# Visualising the Wilson score for ratings

Reddit’s new comment sorting system (charmingly explained by Randall Munroe) uses what’s called a Wilson score confidence interval.

I’ll wait here while you read those articles. If you ever want to implement user-ratings, you need to read them.

The summary is: don’t use average rating. Use something else, which in this case, is the Wilson score, which says that if you got 3 negative ratings and no positive ratings, your average rating shouldn’t be zero. Rather, you can be 95% sure that it’ll end up at 0.47 or above, given a chance, so rate it as 0.47.

I understand this stuff better visually, so I tried to see what the rating would be for various positive and negative scores. Here’s the plot.

The axes on the floor show the number of positive and negative ratings (you can figure out which is which), and the height of the surface is the average rating it should get.

You can see that if there are only positive ratings, the average rating is 100% (because there’s a 95% chance it’ll end up at 100% or above). If there are only negative ratings, the rating falls of sharply. In the early stages, a few positive ratings can correct that very quickly, but over time, the correction’s a lot weaker.

You can move your mouse over the visualisation to control the angle. (For those reading this this via the RSS feed, you may need to visit my blog.) Try it out: I understood the behaviour a lot better this way.

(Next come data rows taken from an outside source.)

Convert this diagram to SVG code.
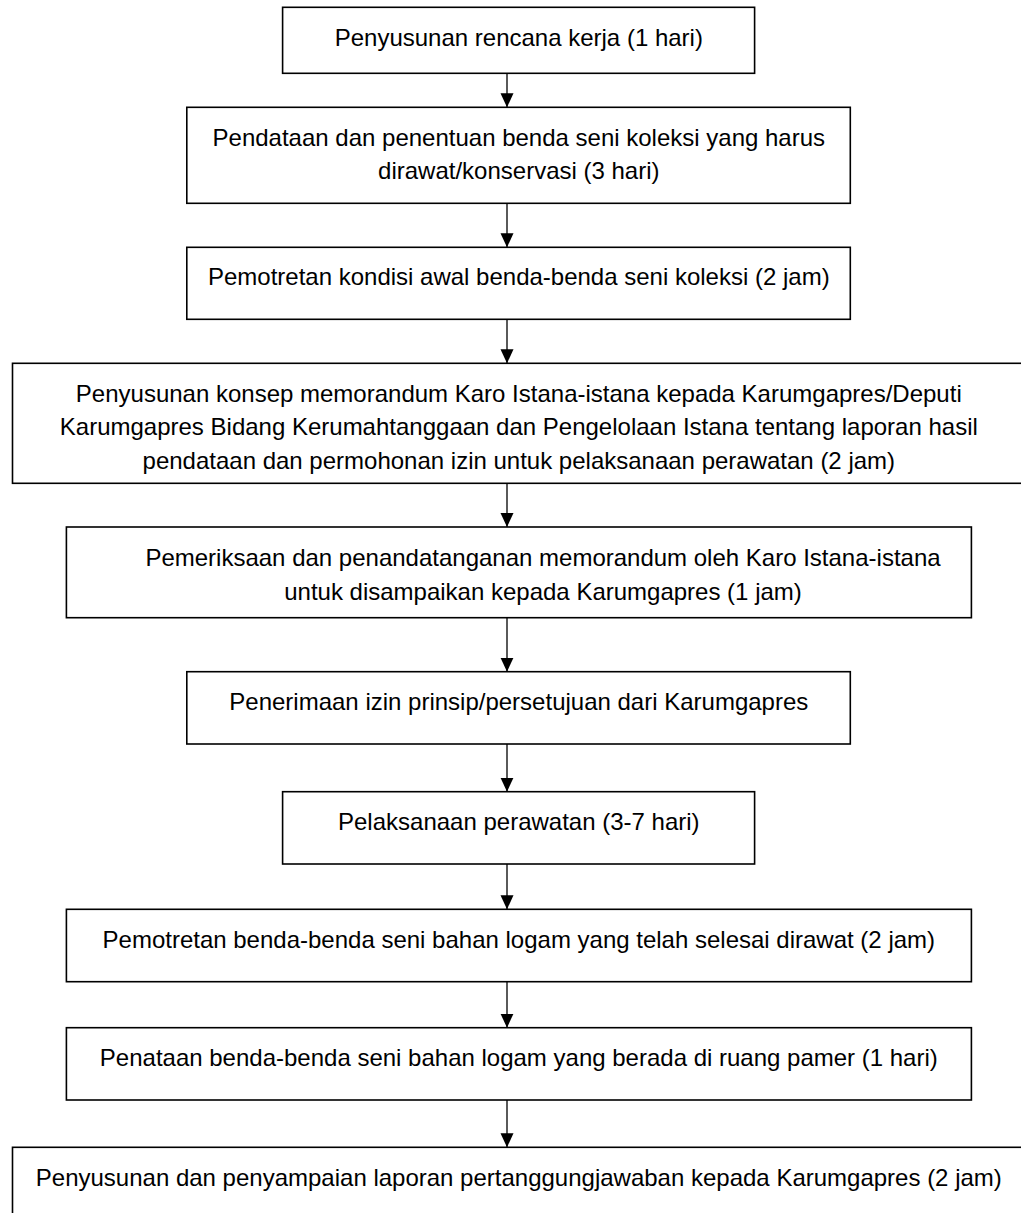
<svg xmlns="http://www.w3.org/2000/svg" width="1021" height="1213" viewBox="0 0 1021 1213">
<style>
.box{fill:#fff;stroke:#000;stroke-width:1.6}
.t{font-family:"Liberation Sans",Arial,sans-serif;font-size:24px;fill:#000;text-anchor:middle}
.c{stroke:#000;stroke-width:1.3;fill:none;marker-end:url(#ah)}
</style>
<defs>
<marker id="ah" markerUnits="userSpaceOnUse" markerWidth="14" markerHeight="14" refX="14" refY="6.5" orient="auto" viewBox="0 0 14 13">
<path d="M0,0 L14,6.5 L0,13 z" fill="#000"/>
</marker>
</defs>
<rect width="1021" height="1213" fill="#fff"/>
<g id="connectors">
<line class="c" x1="507" y1="73.3" x2="507" y2="107.3"/>
<line class="c" x1="507" y1="203.3" x2="507" y2="247.3"/>
<line class="c" x1="507" y1="319.3" x2="507" y2="363.3"/>
<line class="c" x1="507" y1="483.3" x2="507" y2="527"/>
<line class="c" x1="507" y1="617.7" x2="507" y2="671.7"/>
<line class="c" x1="507" y1="744" x2="507" y2="791.7"/>
<line class="c" x1="507" y1="864" x2="507" y2="909.3"/>
<line class="c" x1="507" y1="981.7" x2="507" y2="1027.7"/>
<line class="c" x1="507" y1="1100" x2="507" y2="1147.3"/>
</g>
<g id="n1">
<rect class="box" x="282.6" y="7.3" width="472" height="66"/>
<text class="t" x="518.8" y="46">Penyusunan rencana kerja (1 hari)</text>
</g>
<g id="n2">
<rect class="box" x="186.8" y="107.3" width="663.5" height="96"/>
<text class="t" x="518.8" y="146">Pendataan dan penentuan benda seni koleksi yang harus</text>
<text class="t" x="518.8" y="178.8">dirawat/konservasi (3 hari)</text>
</g>
<g id="n3">
<rect class="box" x="186.8" y="247.3" width="663.5" height="72"/>
<text class="t" x="518.8" y="285.3">Pemotretan kondisi awal benda-benda seni koleksi (2 jam)</text>
</g>
<g id="n4">
<rect class="box" x="12.5" y="363.3" width="1015" height="120"/>
<text class="t" x="518.8" y="401.5">Penyusunan konsep memorandum Karo Istana-istana kepada Karumgapres/Deputi</text>
<text class="t" x="518.8" y="435.2">Karumgapres Bidang Kerumahtanggaan dan Pengelolaan Istana tentang laporan hasil</text>
<text class="t" x="518.8" y="468.9">pendataan dan permohonan izin untuk pelaksanaan perawatan (2 jam)</text>
</g>
<g id="n5">
<rect class="box" x="66.4" y="527" width="905" height="90.7"/>
<text class="t" x="543" y="566">Pemeriksaan dan penandatanganan memorandum oleh Karo Istana-istana</text>
<text class="t" x="543" y="600">untuk disampaikan kepada Karumgapres (1 jam)</text>
</g>
<g id="n6">
<rect class="box" x="186.8" y="671.7" width="663.5" height="72.3"/>
<text class="t" x="518.8" y="709.5">Penerimaan izin prinsip/persetujuan dari Karumgapres</text>
</g>
<g id="n7">
<rect class="box" x="282.6" y="791.7" width="472" height="72.3"/>
<text class="t" x="518.8" y="829.5">Pelaksanaan perawatan (3-7 hari)</text>
</g>
<g id="n8">
<rect class="box" x="66.4" y="909.3" width="905" height="72.4"/>
<text class="t" x="518.8" y="947.5">Pemotretan benda-benda seni bahan logam yang telah selesai dirawat (2 jam)</text>
</g>
<g id="n9">
<rect class="box" x="66.4" y="1027.7" width="905" height="72.3"/>
<text class="t" x="518.8" y="1065.8">Penataan benda-benda seni bahan logam yang berada di ruang pamer (1 hari)</text>
</g>
<g id="n10">
<rect class="box" x="12.5" y="1147.3" width="1015" height="90"/>
<text class="t" x="518.8" y="1186">Penyusunan dan penyampaian laporan pertanggungjawaban kepada Karumgapres (2 jam)</text>
</g>
</svg>
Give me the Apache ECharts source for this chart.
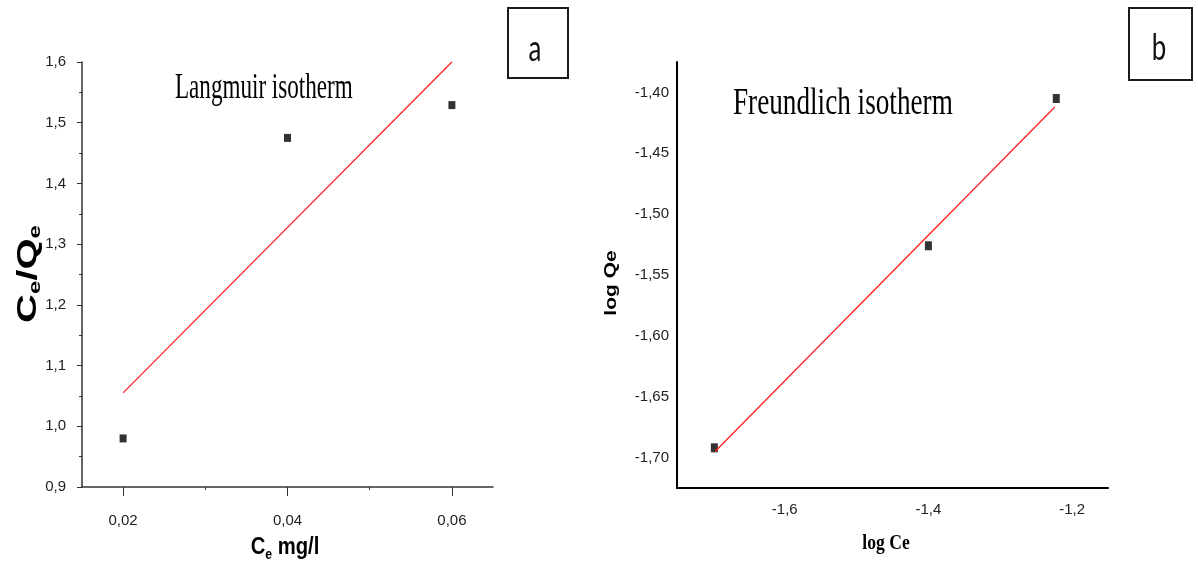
<!DOCTYPE html>
<html>
<head>
<meta charset="utf-8">
<script src="https://cdn.jsdelivr.net/npm/echarts@6/dist/echarts.min.js"></script>
<style>
  html, body { margin: 0; background: #fff; }
  #main { width: 1198px; height: 567px; }
</style>
</head>
<body>
<div id="main"></div>
<script>
// (a) Langmuir isotherm
const langCe = [0.02, 0.04, 0.06];
const langCeQe = [0.98, 1.475, 1.529];
const langFitCe = [0.02, 0.06];
const langFitCeQe = [1.055, 1.60];
const langMajorTicks = [0.02, 0.04, 0.06];
const langMinorTicks = [0.03, 0.05];

// (b) Freundlich isotherm
const frLogCe = [-1.698, -1.40, -1.222];
const frLogQe = [-1.692, -1.526, -1.405];
const frFitLogCe = [-1.697, -1.224];
const frFitLogQe = [-1.695, -1.412];
const frXTicks = [-1.6, -1.4, -1.2];
const frYTicks = [-1.70, -1.65, -1.60, -1.55, -1.50, -1.45, -1.40];

const sans = "'Liberation Sans', Arial, sans-serif";
const serif = "'Liberation Serif', 'Times New Roman', serif";
const comma = d => v => v.toFixed(d).replace('.', ',');
const pairs = (xs, ys) => xs.map((x, i) => [x, ys[i]]);

const labelStyle = { fontFamily: sans, fontSize: 15, color: '#222' };
const fitColor = '#ff1a1a';

let myChart = echarts.init(document.getElementById('main'));

myChart.setOption({
  animation: false,
  grid: [
    { left: 82, top: 62, width: 411, height: 425 },
    { left: 677, top: 62, width: 431, height: 426 }
  ],
  xAxis: [
    {
      gridIndex: 0, type: 'value', min: 0.015, max: 0.065,
      axisLine: { onZero: false, lineStyle: { color: '#333', width: 1.5 } },
      splitLine: { show: false },
      axisTick: { customValues: langMajorTicks, length: 9, lineStyle: { color: '#333' } },
      axisLabel: Object.assign({ customValues: langMajorTicks, formatter: comma(2), margin: 26 }, labelStyle)
    },
    {
      // short ticks in between
      gridIndex: 0, type: 'value', min: 0.015, max: 0.065, position: 'bottom',
      axisLine: { show: false, onZero: false },
      splitLine: { show: false },
      axisTick: { customValues: langMinorTicks, length: 3, lineStyle: { color: '#333' } },
      axisLabel: { show: false }
    },
    {
      gridIndex: 1, type: 'value', min: -1.75, max: -1.15,
      axisLine: { onZero: false, lineStyle: { color: '#000', width: 2 } },
      splitLine: { show: false },
      axisTick: { show: false },
      axisLabel: Object.assign({ customValues: frXTicks, formatter: comma(1), margin: 14 }, labelStyle)
    }
  ],
  yAxis: [
    {
      gridIndex: 0, type: 'value', min: 0.9, max: 1.6, interval: 0.1,
      axisLine: { show: true, onZero: false, lineStyle: { color: '#333', width: 1.5 } },
      splitLine: { show: false },
      axisTick: { show: true, length: 5, lineStyle: { color: '#333' } },
      minorTick: { show: true, splitNumber: 2, length: 3, lineStyle: { color: '#333' } },
      axisLabel: Object.assign({ formatter: comma(1), margin: 16 }, labelStyle)
    },
    {
      gridIndex: 1, type: 'value', min: -1.725, max: -1.375,
      axisLine: { show: true, onZero: false, lineStyle: { color: '#000', width: 2 } },
      splitLine: { show: false },
      axisTick: { show: false },
      axisLabel: Object.assign({ customValues: frYTicks, formatter: comma(2), margin: 8 }, labelStyle)
    }
  ],
  series: [
    {
      type: 'line', xAxisIndex: 0, yAxisIndex: 0, showSymbol: false,
      lineStyle: { color: fitColor, width: 1.2 },
      data: pairs(langFitCe, langFitCeQe)
    },
    {
      type: 'scatter', xAxisIndex: 0, yAxisIndex: 0,
      symbol: 'rect', symbolSize: [7, 8], itemStyle: { color: '#000' },
      data: pairs(langCe, langCeQe)
    },
    {
      type: 'line', xAxisIndex: 2, yAxisIndex: 1, showSymbol: false,
      lineStyle: { color: fitColor, width: 1.2 },
      data: pairs(frFitLogCe, frFitLogQe)
    },
    {
      type: 'scatter', xAxisIndex: 2, yAxisIndex: 1,
      symbol: 'rect', symbolSize: [7, 9], itemStyle: { color: '#000' },
      data: pairs(frLogCe, frLogQe)
    }
  ],
  graphic: [
    // panel letters
    { type: 'rect', shape: { x: 508, y: 8, width: 60, height: 70 },
      style: { fill: '#fff', stroke: '#1a1a1a', lineWidth: 2 } },
    { type: 'text', x: 535, y: 49, scaleX: 0.72,
      style: { text: 'a', fontFamily: 'Lato, sans-serif', fontSize: 36, fill: '#111', align: 'center', verticalAlign: 'middle' } },
    { type: 'rect', shape: { x: 1129, y: 8, width: 63, height: 72 },
      style: { fill: '#fff', stroke: '#1a1a1a', lineWidth: 2 } },
    { type: 'text', x: 1159, y: 48, scaleX: 0.72,
      style: { text: 'b', fontFamily: 'Lato, sans-serif', fontSize: 36, fill: '#111', align: 'center', verticalAlign: 'middle' } },

    // titles
    { type: 'text', x: 175, y: 89, scaleX: 0.66,
      style: { text: 'Langmuir isotherm', fontFamily: serif, fontSize: 35, fill: '#000', align: 'left', verticalAlign: 'middle' } },
    { type: 'text', x: 733, y: 104, scaleX: 0.735,
      style: { text: 'Freundlich isotherm', fontFamily: serif, fontSize: 37, fill: '#000', align: 'left', verticalAlign: 'middle' } },

    // axis names
    { type: 'text', x: 28, y: 274, rotation: Math.PI / 2, scaleY: 0.7,
      style: {
        text: '{c|C}{s|e}{c|/Q}{s|e}', align: 'center', verticalAlign: 'middle',
        rich: {
          c: { fontFamily: sans, fontWeight: 'bold', fontSize: 40, fill: '#000', lineHeight: 46, verticalAlign: 'middle' },
          s: { fontFamily: sans, fontWeight: 'bold', fontSize: 24, fill: '#000', verticalAlign: 'bottom' }
        }
      } },
    { type: 'text', x: 285, y: 548, scaleX: 0.88,
      style: {
        text: '{c|C}{s|e}{c| mg/l}', align: 'center', verticalAlign: 'middle',
        rich: {
          c: { fontFamily: sans, fontWeight: 'bold', fontSize: 23, fill: '#000', lineHeight: 28, verticalAlign: 'middle' },
          s: { fontFamily: sans, fontWeight: 'bold', fontSize: 14, fill: '#000', verticalAlign: 'bottom' }
        }
      } },
    { type: 'text', x: 612, y: 283, rotation: Math.PI / 2, scaleY: 0.75,
      style: { text: 'log Qe', fontFamily: sans, fontWeight: 'bold', fontSize: 21, fill: '#000', align: 'center', verticalAlign: 'middle' } },
    { type: 'text', x: 886, y: 543, scaleX: 0.8,
      style: { text: 'log Ce', fontFamily: serif, fontWeight: 'bold', fontSize: 22, fill: '#000', align: 'center', verticalAlign: 'middle' } }
  ]
});
</script>
</body>
</html>
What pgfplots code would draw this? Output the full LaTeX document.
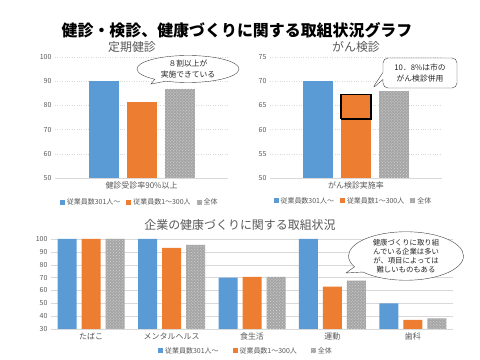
\documentclass[border=0pt]{standalone}
\usepackage{fontspec}
\setmainfont{Noto Sans CJK JP}
\usepackage{pgfplots}
\pgfplotsset{compat=1.18}
\usetikzlibrary{patterns,shapes.callouts,shapes.geometric}
\definecolor{cblue}{HTML}{5B9BD5}
\definecolor{corange}{HTML}{ED7D31}
\definecolor{cgrey}{HTML}{A5A5A5}
\definecolor{ctext}{HTML}{595959}
\definecolor{cgrid}{HTML}{D9D9D9}
\pgfplotsset{
  sq legend/.style={legend image code/.code={\fill[##1] (0bp,-2.5bp) rectangle (5bp,2.5bp);}},
  mybase/.style={
    scale only axis,
    axis line style={draw=none},
    tick style={draw=none},
    ymajorgrids,
    clip=false,
    /pgf/number format/assume math mode=true,
    yticklabel style={font=\fontsize{7}{8}\selectfont, text=ctext},
    xticklabel style={font=\fontsize{8}{9}\selectfont, text=ctext},
    legend columns=-1,
    legend style={draw=none, fill=none, font=\fontsize{7}{8}\selectfont, text=ctext, anchor=center,
      /tikz/every even column/.append style={column sep=4bp}},
  },
  sblue/.style={ybar, fill=cblue, draw=none, sq legend},
  sorange/.style={ybar, fill=corange, draw=none, sq legend},
  sgrey/.style={ybar, fill=cgrey, draw=none, postaction={pattern=crosshatch dots, pattern color=white!55!cgrey}, sq legend},
}
\begin{document}
\begin{tikzpicture}
\path[use as bounding box, fill=white] (0,0) rectangle (480bp,360bp);
\node[font=\fontsize{16}{18}\selectfont\bfseries] at (237bp,330bp) {健診・検診、健康づくりに関する取組状況グラフ};
\node[font=\fontsize{12}{14}\selectfont, text=ctext] at (132bp,313bp) {定期健診};
\node[font=\fontsize{12}{14}\selectfont, text=ctext] at (356bp,313bp) {がん検診};
\node[font=\fontsize{12}{14}\selectfont, text=ctext] at (240bp,135bp) {企業の健康づくりに関する取組状況};

% top-left
\begin{axis}[mybase, at={(55bp,182bp)}, anchor=south west, width=173bp, height=121bp,
  xmin=-1, xmax=1, ymin=50, ymax=100, ytick={50,60,...,100},
  xtick={0}, xticklabels={健診受診率90\%以上},
  grid style={cgrid, dotted},
  legend style={at={(0.49,-0.204)}}]
\addplot[sblue, bar width=30bp, bar shift=-38bp] coordinates {(0,90)};
\addplot[sorange, bar width=30bp, bar shift=0bp] coordinates {(0,81.6)};
\addplot[sgrey, bar width=30bp, bar shift=38bp] coordinates {(0,86.8)};
\legend{従業員数301人～,従業員数1～300人,全体}
\draw[cgrid] (rel axis cs:0,0) -- (rel axis cs:1,0);
\end{axis}

% top-right
\begin{axis}[mybase, at={(270bp,182bp)}, anchor=south west, width=172bp, height=121bp,
  xmin=-1, xmax=1, ymin=50, ymax=75, ytick={50,55,...,75},
  xtick={0}, xticklabels={がん検診実施率},
  grid style={cgrid, dotted},
  legend style={at={(0.485,-0.19)}}]
\addplot[sblue, bar width=30bp, bar shift=-38bp] coordinates {(0,70)};
\addplot[sorange, bar width=30bp, bar shift=0bp] coordinates {(0,67.3)};
\addplot[sgrey, bar width=30bp, bar shift=38bp] coordinates {(0,67.9)};
\addplot[black, line width=1.3bp, mark=none, forget plot] coordinates {(-0.1744,62.2) (-0.1744,67.3) (0.1744,67.3) (0.1744,62.2) (-0.1744,62.2)};
\legend{従業員数301人～,従業員数1～300人,全体}
\draw[cgrid] (rel axis cs:0,0) -- (rel axis cs:1,0);
\end{axis}

% bottom
\begin{axis}[mybase, at={(51bp,31bp)}, anchor=south west, width=402bp, height=90bp,
  xmin=-0.5, xmax=4.5, ymin=30, ymax=100, ytick={30,40,...,100},
  xtick={0,1,2,3,4}, xticklabels={たばこ,メンタルヘルス,食生活,運動,歯科},
  grid style={cgrid},
  legend style={at={(0.485,-0.244)}, /tikz/every even column/.append style={column sep=12bp}}]
\addplot[sblue, bar width=19bp, bar shift=-24bp] coordinates {(0,100) (1,100) (2,70) (3,100) (4,50)};
\addplot[sorange, bar width=19bp, bar shift=0bp] coordinates {(0,100) (1,93) (2,70.5) (3,63) (4,37)};
\addplot[sgrey, bar width=19bp, bar shift=24bp] coordinates {(0,100) (1,95.5) (2,70.5) (3,67.6) (4,38.3)};
\legend{従業員数301人～,従業員数1～300人,全体}
\draw[cgrid] (rel axis cs:0,0) -- (rel axis cs:1,0);
\end{axis}

% callouts
\node[ellipse callout, draw=black!75, fill=white, inner sep=0pt, minimum width=102bp, minimum height=27bp,
  callout absolute pointer={(151bp,276bp)}, align=center, text=black!85,
  font=\fontsize{7.8}{10.8}\selectfont] at (188bp,291bp) {８割以上が\\実施できている};
\node[rectangle callout, draw=black!75, fill=white, rounded corners=5bp, inner sep=0pt, minimum width=74bp, minimum height=30bp,
  callout absolute pointer={(372bp,271bp)}, align=center, text=black!85,
  font=\fontsize{7.8}{10.5}\selectfont] at (420bp,287bp) {10．8\%は市の\\がん検診併用};
\node[ellipse callout, draw=black!75, fill=white, inner sep=0pt, minimum width=115bp, minimum height=42bp,
  callout absolute pointer={(346bp,87bp)}, align=center, text=black!85,
  font=\fontsize{7.4}{9.2}\selectfont] at (406bp,104bp) {健康づくりに取り組\\んでいる企業は多い\\が、項目によっては\\難しいものもある};
\end{tikzpicture}
\end{document}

Very interesting! Great visualisation.

Although using the Wilson score confidence interval is “more correct” than simpler alternatives, I can’t help feel that web sites need absolute transparency as much as correctness when it comes to how their rating system works. I wonder what would happen if Amazon or Urban Dictionary had to point visitors to Wilson’s formula to help them understand how their ratings system worked! There may be a case for the trade-off between simplicity and correctness.

Thankfully many sites, including both Amazon and Urban Dictionary, also publish the raw data i.e. a breakdown of ratings allowing visitors to draw their own conclusions … should they choose to do so.

I don’t like the 3D representation. It obscures the meaning.